Secondly, governments have woken up to the power of civil society to mobilise – it is most apparent in the Americas and Asia but we have incidents of it in Africa. Lastly, the so called “war against terror” has been the passing of legislation that undermined the freedom of civil society.  Until the Uhuru Kenyatta case at the ICC floundered, for example, Jubilee treated civil society as the real opposition in Kenya rather than political parties with which they are in competition.

Personal investment in causes such as this normally comes with trials and tribulations. What has the fight against corruption cost you?
You become associated with a single issue – corruption or anti-corruption – and people think you have all the answers. No single person has all the answers.

Do you wish you acted differently on February 7, 2005 when your resignation openly declared war on the corrupt and the establishment?
No. One wonders if Al Shabaab would have gained such a foothold in Kenya if the Anglo Leasing security contracts had not been the subject of so much predatory attention.

Corruption has in part cost us our security in large swathes of the country. It has helped bring terrorism into our capital city to the extent that you are searched as if you are going into an airport when one is merely going into a shopping mall. But Kenyans are resilient. We accept and move on.

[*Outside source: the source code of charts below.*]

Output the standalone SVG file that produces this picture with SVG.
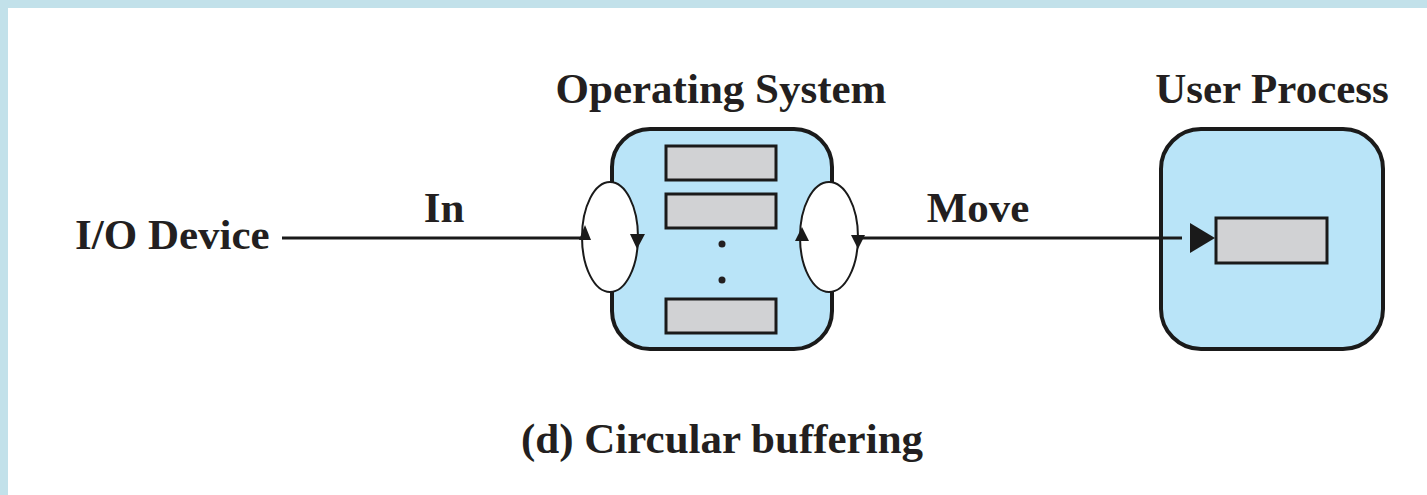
<svg xmlns="http://www.w3.org/2000/svg" width="1427" height="495" viewBox="0 0 1427 495">
  <style>
    .lbl { font-family: "Liberation Serif", "Times New Roman", serif; font-weight: bold; font-size: 43px; fill: #231f20; }
    .box { fill: #b9e4f8; stroke: #1a1a1a; stroke-width: 4; }
    .buf { fill: #d1d2d4; stroke: #1a1a1a; stroke-width: 3; }
    .ring { fill: #ffffff; stroke: #1a1a1a; stroke-width: 2; }
    .wire { stroke: #1a1a1a; stroke-width: 3; fill: none; }
    .head { fill: #1a1a1a; }
  </style>

  <!-- frame -->
  <rect x="0" y="0" width="1427" height="495" fill="#ffffff"/>
  <rect x="0" y="0" width="1427" height="8" fill="#c2e1ea"/>
  <rect x="0" y="0" width="8" height="495" fill="#c2e1ea"/>

  <!-- I/O device label -->
  <g id="io-device">
    <text class="lbl" x="75" y="249">I/O Device</text>
  </g>

  <g id="label-in">
    <text class="lbl" x="444" y="222" text-anchor="middle">In</text>
  </g>
  <g id="label-move">
    <text class="lbl" x="978" y="222" text-anchor="middle">Move</text>
  </g>

  <!-- operating system with circular buffer -->
  <g id="operating-system">
    <text class="lbl" x="721" y="103" text-anchor="middle">Operating System</text>
    <rect class="box" x="612" y="129" width="220" height="220" rx="38" ry="38"/>
    <rect class="buf" x="666" y="146" width="110" height="34"/>
    <rect class="buf" x="666" y="194" width="110" height="34"/>
    <circle cx="722" cy="244" r="3.5" fill="#231f20"/>
    <circle cx="722" cy="280" r="3.5" fill="#231f20"/>
    <rect class="buf" x="666" y="299" width="110" height="34"/>
    <!-- input ring -->
    <ellipse class="ring" cx="610" cy="237" rx="28" ry="55"/>
    <polygon class="head" points="585,225 579,240 591,240"/>
    <polygon class="head" points="637,249 630,234 645,234"/>
    <!-- output ring -->
    <ellipse class="ring" cx="829" cy="237" rx="29" ry="55"/>
    <polygon class="head" points="802,227 795,241 809,241"/>
    <polygon class="head" points="858,249 851,235 865,235"/>
  </g>

  <!-- user process -->
  <g id="user-process">
    <text class="lbl" x="1272" y="103" text-anchor="middle">User Process</text>
    <rect class="box" x="1161" y="129" width="222" height="220" rx="40" ry="40"/>
    <rect class="buf" x="1216" y="218" width="111" height="45"/>
  </g>

  <!-- connectors, drawn last so they sit on top of the boxes -->
  <g id="connectors">
    <line class="wire" x1="282" y1="238" x2="583" y2="238"/>
    <line class="wire" x1="857" y1="238" x2="1182" y2="238"/>
    <polygon class="head" points="1190,223 1190,253 1215,238"/>
  </g>

  <!-- caption -->
  <g id="caption">
    <text class="lbl" x="722" y="453" text-anchor="middle">(d) Circular buffering</text>
  </g>
</svg>
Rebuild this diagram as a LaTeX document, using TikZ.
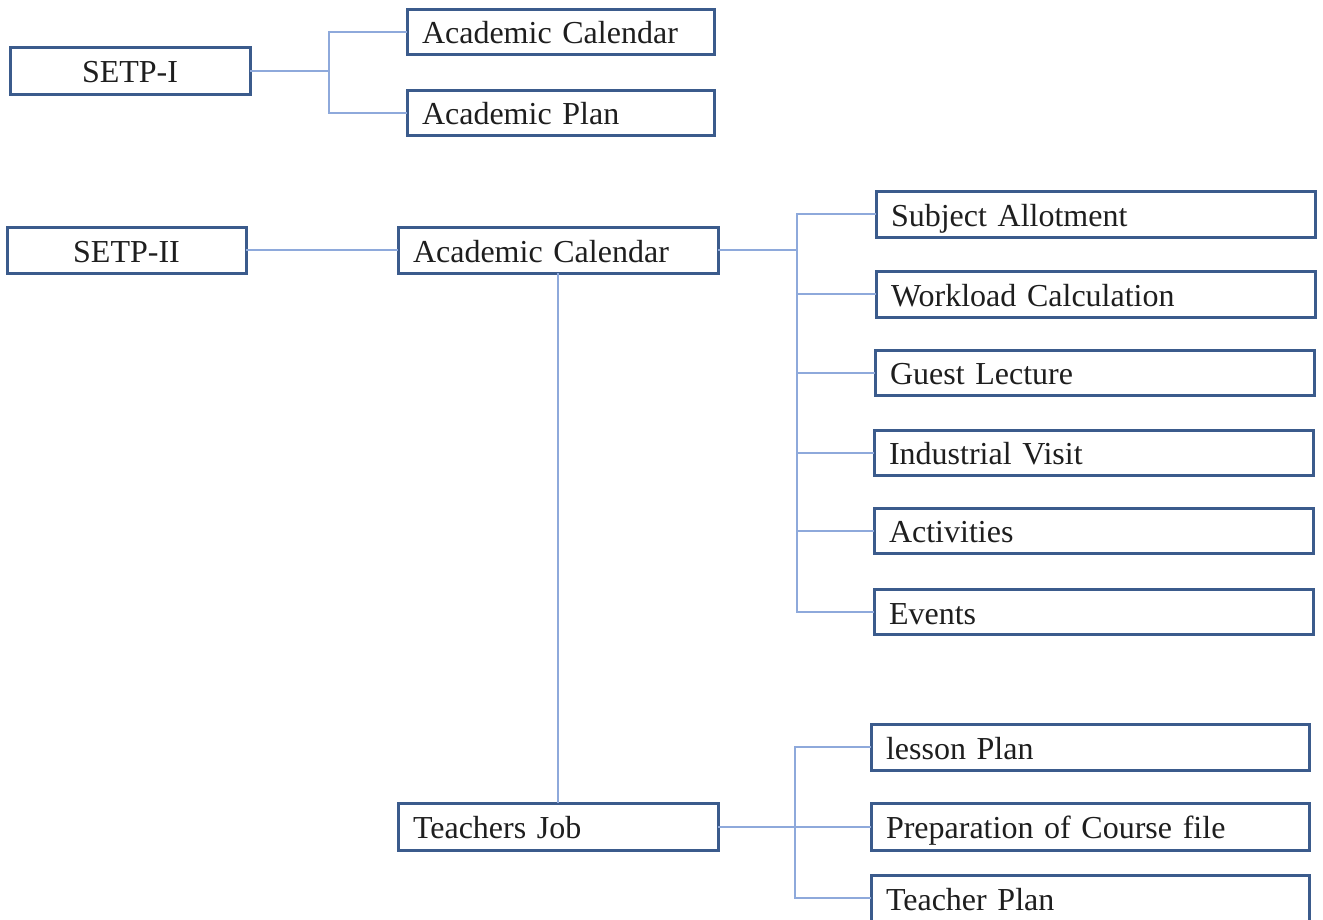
\documentclass[tikz,border=0pt]{standalone}
\usepackage{fontspec}
\setmainfont{Liberation Serif}
\definecolor{boxline}{HTML}{3B5B8C}
\definecolor{linkline}{HTML}{8EA9DB}
\definecolor{ink}{HTML}{1E1E1E}
\begin{document}
\begin{tikzpicture}[x=1pt,y=-1pt,
  box/.style={draw=boxline, line width=3pt, fill=white, outer sep=0pt,
    inner xsep=15pt, inner ysep=0pt, text height=24pt, text depth=0pt,
    font={\fontsize{32}{38}\selectfont\spaceskip=5pt plus 1pt\relax}, text=ink},
  cbox/.style={box, align=center},
  lbox/.style={box, align=left},
  link/.style={draw=linkline, line width=2pt}]
\useasboundingbox (0,0) rectangle (1323,919);

% first section
\node[cbox, minimum width=240pt, minimum height=47pt] (s1) at (130,70.5) {SETP-I};
\node[lbox, text width=277pt, minimum height=45pt, anchor=west] (a1) at (407,31.5) {Academic Calendar};
\node[lbox, text width=277pt, minimum height=45pt, anchor=west] (a2) at (407,112.5) {Academic Plan};

% second section
\node[cbox, minimum width=239pt, minimum height=46pt] (s2) at (126.5,250) {SETP-II};
\node[lbox, text width=290pt, minimum height=46pt, anchor=west] (c2) at (398,250) {Academic Calendar};
\node[lbox, text width=409pt, minimum height=46pt, anchor=west] (r1) at (876,214) {Subject Allotment};
\node[lbox, text width=409pt, minimum height=46pt, anchor=west] (r2) at (876,294) {Workload Calculation};
\node[lbox, text width=409pt, minimum height=45pt, anchor=west] (r3) at (875,372.5) {Guest Lecture};
\node[lbox, text width=409pt, minimum height=45pt, anchor=west] (r4) at (874,452.5) {Industrial Visit};
\node[lbox, text width=409pt, minimum height=45pt, anchor=west] (r5) at (874,530.5) {Activities};
\node[lbox, text width=409pt, minimum height=45pt, anchor=west] (r6) at (874,612) {Events};

\node[lbox, text width=290pt, minimum height=47pt, anchor=west] (tj) at (398,826.5) {Teachers Job};
\node[lbox, text width=408pt, minimum height=46pt, anchor=west] (t1) at (871,747) {lesson Plan};
\node[lbox, text width=408pt, minimum height=47pt, anchor=west] (t2) at (871,826.5) {Preparation of Course file};
\node[lbox, text width=408pt, minimum height=46pt, anchor=west] (t3) at (871,898) {Teacher Plan};

% connectors
\path[link] (s1.east) -- ++(79,0) |- (a1.west);
\path[link] (s1.east) -- ++(79,0) |- (a2.west);

\path[link] (s2.east) -- (c2.west);
\foreach \n in {r1,r2,r3,r4,r5,r6}
  \path[link] (c2.east) -- ++(79,0) |- (\n.west);
\path[link] (c2.south) -- (tj.north);
\foreach \n in {t1,t2,t3}
  \path[link] (tj.east) -- ++(77,0) |- (\n.west);
\end{tikzpicture}
\end{document}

The younger generation of Kenyans – teens and those in their twenties – what qualities would you want instilled in them if the fight against corruption is to be won in the future?
This younger generation is the most impatient when it comes to corruption. This is a good thing. They already exhibit one of the necessary qualities – a general scepticism of politicians, their pronouncements, political parties and officialdom. They are thus far more ruthless in demanding transparency even it this comes at a high price personally or nationally.

They are the digital generation and in this they have created an excellent new space in which to fight corruption that some of us are too old to use effectively. I think we should not be fearful to speak out. We have a fiercely rapacious regime in place that’s excellent at public relations, propaganda, lies and theft on a grand scale.